Title
Characterizing the Impact of Topology on IoT Stream Processing
Publication Date
2-6-2018
Document Type
Conference Proceeding
Abstract
The Internet of Things (IoT) extends traditional cyber-physical systems by linking sensor based edge devices to network accessible services and resources. In most current IoT deployments, sensor data is streamed from edge devices to servers for storage. Analytical pipelines are then used to translate this raw sensor data into actionable information in real-time. As additional IoT devices are deployed, the volume and rate of data received on the server side can increase dramatically. This has a possibility of offsetting the response latencies beyond acceptable limits for IoT analytical systems. In this paper, we compare the impact of alternative server-side stream processing topologies for ingesting and analyzing IoT sensor data in real-time.
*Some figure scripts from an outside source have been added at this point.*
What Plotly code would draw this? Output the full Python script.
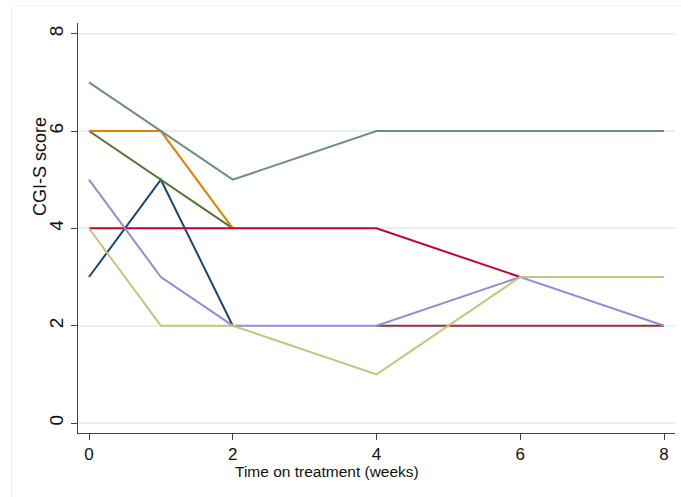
import plotly.graph_objects as go

weeks = [0, 1, 2, 4, 6, 8]

series = [
    ("navy",     "#1a476f", [0, 1, 2],          [3, 5, 2]),
    ("maroon",   "#90353b", [4, 6, 8],          [2, 2, 2]),
    ("forest",   "#55752f", [0, 1, 2],          [6, 5, 4]),
    ("dkorange", "#e37e00", [0, 1, 2],          [6, 6, 4]),
    ("teal",     "#6e8e84", [0, 1, 2, 4, 6, 8], [7, 6, 5, 6, 6, 6]),
    ("cranberry","#c10534", [0, 1, 2, 4, 6],    [4, 4, 4, 4, 3]),
    ("lavender", "#938dd2", [0, 1, 2, 4, 6, 8], [5, 3, 2, 2, 3, 2]),
    ("khaki",    "#cac27e", [0, 1, 2, 4, 6, 8], [4, 2, 2, 1, 3, 3]),
]

x_ticks = [0, 2, 4, 6, 8]
y_ticks = [0, 2, 4, 6, 8]

fig = go.Figure()
for name, color, xs, ys in series:
    fig.add_trace(go.Scatter(x=xs, y=ys, mode="lines", name=name,
                             line=dict(color=color, width=2), showlegend=False))

font = "Liberation Sans, Arial, sans-serif"
fig.update_layout(
    width=681, height=497,
    margin=dict(l=78, r=6, t=23, b=64),
    plot_bgcolor="white", paper_bgcolor="white",
    font=dict(family=font, color="#111"),
    showlegend=False,
)
fig.update_xaxes(range=[-0.153, 8.153], tickvals=x_ticks, showgrid=False, zeroline=False,
                 showline=True, linecolor="#444", linewidth=1, ticks="outside",
                 ticklen=6, tickcolor="#444", tickfont=dict(size=17, family=font),
                 mirror=False)
fig.update_yaxes(range=[-0.205, 8.22], tickvals=y_ticks, showgrid=True, gridcolor="#E8F0F2",
                 gridwidth=1.5, zeroline=False,
                 showline=True, linecolor="#444", linewidth=1, ticks="outside",
                 ticklen=6, tickcolor="#444", tickangle=-90,
                 tickfont=dict(size=19, family=font), mirror=False)

fig.add_annotation(text="Time on treatment (weeks)", xref="paper", yref="paper",
                   x=(327 - 78) / 597, y=(433 - 471) / 410, showarrow=False,
                   xanchor="center", yanchor="middle", font=dict(size=15.5, family=font, color="#111"))
fig.add_annotation(text="CGI-S score", xref="paper", yref="paper",
                   x=(40 - 78) / 597, y=(433 - 167) / 410, showarrow=False, textangle=-90,
                   xanchor="center", yanchor="middle", font=dict(size=18, family=font, color="#111"))

fig.add_shape(type="rect", xref="paper", yref="paper",
              x0=(11.5 - 78) / 597, x1=(690 - 78) / 597,
              y0=(433 - 510) / 410, y1=(433 - 5.5) / 410,
              line=dict(color="#EEF3F5", width=1), layer="below")

fig.write_html("out.html")
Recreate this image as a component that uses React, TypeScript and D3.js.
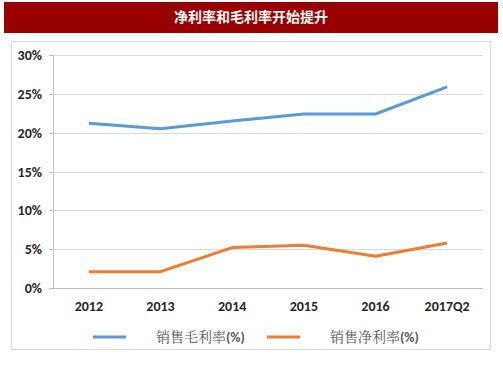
import React from "react";
import * as d3 from "d3";

const categories = ["2012", "2013", "2014", "2015", "2016", "2017Q2"];
const grossMargin = [21.2, 20.5, 21.5, 22.4, 22.4, 25.9];
const netMargin = [2.1, 2.1, 5.2, 5.5, 4.1, 5.8];
const yTicks = [0, 5, 10, 15, 20, 25, 30];
const title = "净利率和毛利率开始提升";
const seriesNames = ["销售毛利率", "销售净利率"];
const colors = ["#5B9BD5", "#ED7D31"];

export default function App() {
  const W = 503, H = 378;
  const left = 53, right = 483, top = 55, bottom = 288;
  const x = d3.scalePoint<string>().domain(categories).range([left, right]).padding(0.5);
  const y = d3.scaleLinear().domain([0, 30]).range([bottom, top]);
  const line = d3.line<number>().x((_, i) => x(categories[i]) as number).y((d) => y(d));
  const series = [grossMargin, netMargin];
  const latin = "Carlito, 'Liberation Sans', Arial, sans-serif";
  const cjk = "'Noto Sans CJK SC', sans-serif";
  return (
    <svg width={W} height={H} style={{ position: "absolute", left: 0, top: 0 }}>
      <rect x={0} y={0} width={W} height={H} fill="#fff" />
      <rect x={4} y={2} width={494} height={31} fill="#990000" />
      <text x={251} y={22} textAnchor="middle" fill="#fff" fontFamily={cjk} fontWeight="bold" fontSize={14}>
        {title}
      </text>
      <rect x={11.5} y={41.5} width={479} height={308} fill="#fff" stroke="#d9d9d9" />
      {yTicks.map((t) => (
        <g key={t}>
          <line x1={left} x2={right} y1={Math.round(y(t)) + 0.5} y2={Math.round(y(t)) + 0.5} stroke={t === 0 ? "#bfbfbf" : "#d9d9d9"} strokeWidth={1} />
          <line x1={left - 4} x2={left} y1={Math.round(y(t)) + 0.5} y2={Math.round(y(t)) + 0.5} stroke="#bfbfbf" />
          <text x={42} y={y(t) + 5} textAnchor="end" fontFamily={latin} fontWeight="bold" fontSize={14} fill="#262626">
            {t}%
          </text>
        </g>
      ))}
      <line x1={left + 0.5} x2={left + 0.5} y1={top} y2={bottom} stroke="#bfbfbf" />
      {categories.map((c) => (
        <text key={c} x={x(c)} y={311} textAnchor="middle" fontFamily={latin} fontWeight="bold" fontSize={14} fill="#262626">
          {c}
        </text>
      ))}
      {series.map((s, i) => (
        <path key={i} d={line(s) || ""} fill="none" stroke={colors[i]} strokeWidth={3} strokeLinejoin="round" />
      ))}
      {seriesNames.map((n, i) => {
        const lx = i === 0 ? 93 : 267;
        return (
          <g key={n}>
            <line x1={lx} x2={lx + 33} y1={337} y2={337} stroke={colors[i]} strokeWidth={3} />
            <text x={lx + 63} y={342} fontSize={14} fill="#595959">
              <tspan fontFamily="'Noto Serif CJK SC', 'Noto Sans CJK SC', serif">{n}</tspan>
              <tspan fontFamily={latin} fontWeight="bold">(%)</tspan>
            </text>
          </g>
        );
      })}
    </svg>
  );
}
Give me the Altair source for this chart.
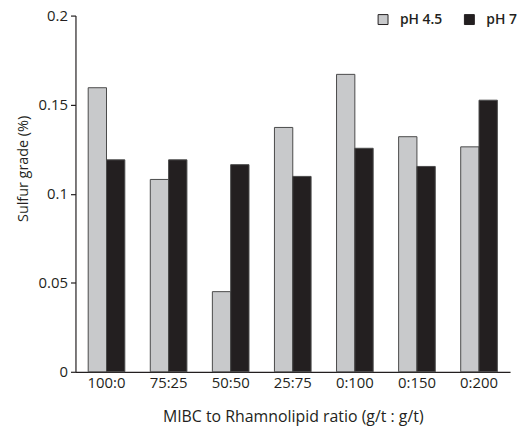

We use real building sensor data with our real-time IoT platform called Namatad. We have characterized and analyzed the latency and QoS impact due to the different levels of granularity of the ingestion and routing process by which we transmit data into the analytical pipelines. Our results show that as IoT systems continue to scale in density, server-side topology management for IoT data streams is critical for latency-sensitive control and analysis applications.
Recommended Citation
Dey, Anindya; Stuart, Kim; and Tolentino, Matthew, "Characterizing the Impact of Topology on IoT Stream Processing" (2018). School of Engineering and Technology Publications. 186.